Brotherman In the Fatherland, a 1972 concert recording from Germany's Funkhaus, will help cement Kirk's reputation as a jazz musician of considerable merit. For one thing, there's less of the multi-instrumental prowess that many other recordings feature. Throughout, Kirk mainly plays one instrument, usually tenor saxophone, on lengthy improvisations that cover the range of what he was up to at the time: synthesizing the entire spectrum of musical history in wildly unpredictable and entertaining solos. In addition to Kirk's original composition "Serenade to A Cuckoo, rendered delicately (for Kirk, anyway) on flute, the pieces include an obligatory pop tune, "My Girl, and a fiery run through "Lush Life, "Afro Blue and "Blue Train to finish out the disc.

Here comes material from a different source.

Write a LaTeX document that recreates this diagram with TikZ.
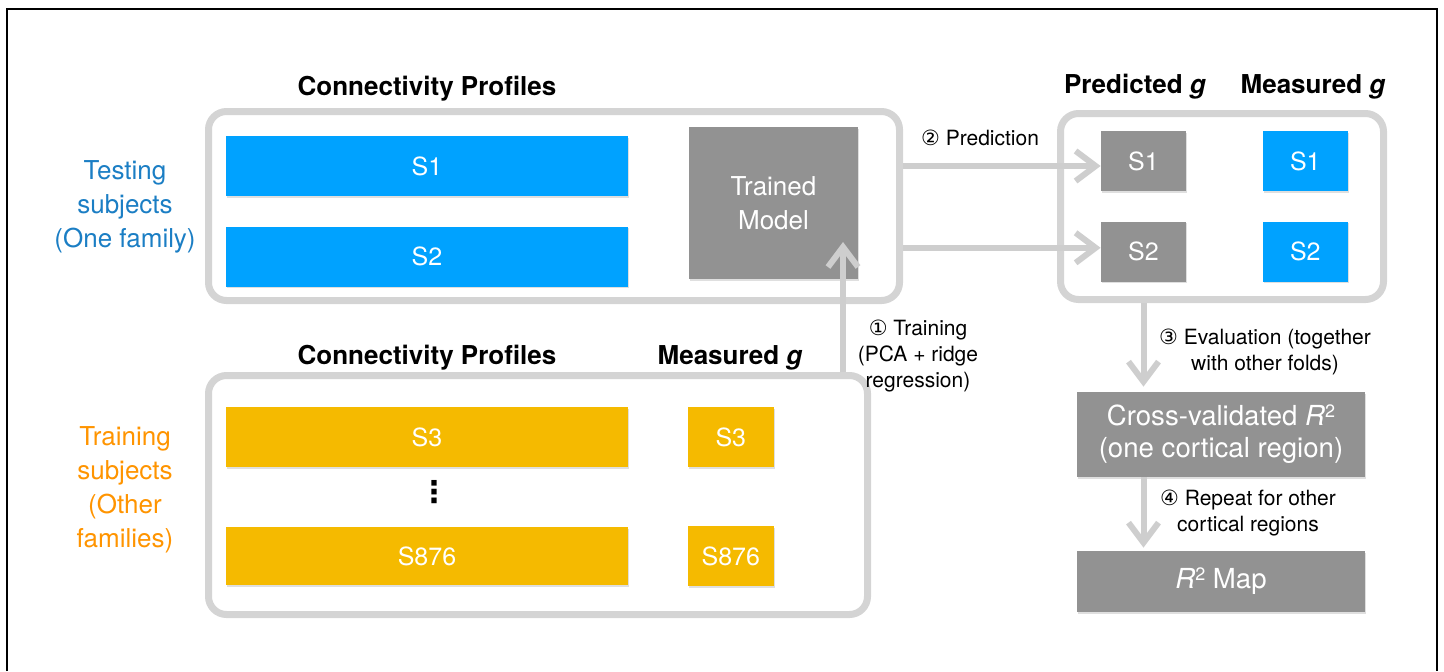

Kirk brings his considerable skills on multiple instruments to the fore (including, of course, the nose flute), backed by a stellar group of musicians who seem content to let the leader cut loose and do as he pleases. Kirk was firmly planted in the avant-garde, blowing out squalls of notes and seemingly endless phrases to create incredibly dense music with just a quartet at his disposal.
There's precious little live Kirk out there, and Brotherman In the Fatherland is a welcome issue of a concert that had circulated as a bootleg for years. While I find Kirk's work at times frustrating and uneven, this disc is a fine example of maverick musicianship from one of jazz's true oddballs.
Personnel: Rahsaan Roland Kirk: flute, clarinet, stritch, manzello, tenor saxophone; Ron Burton: piano; Henry Pete Pearson "Mettathias": bass ; Richie Goldberg: drums; Joe "Habao" Texidor: percussion.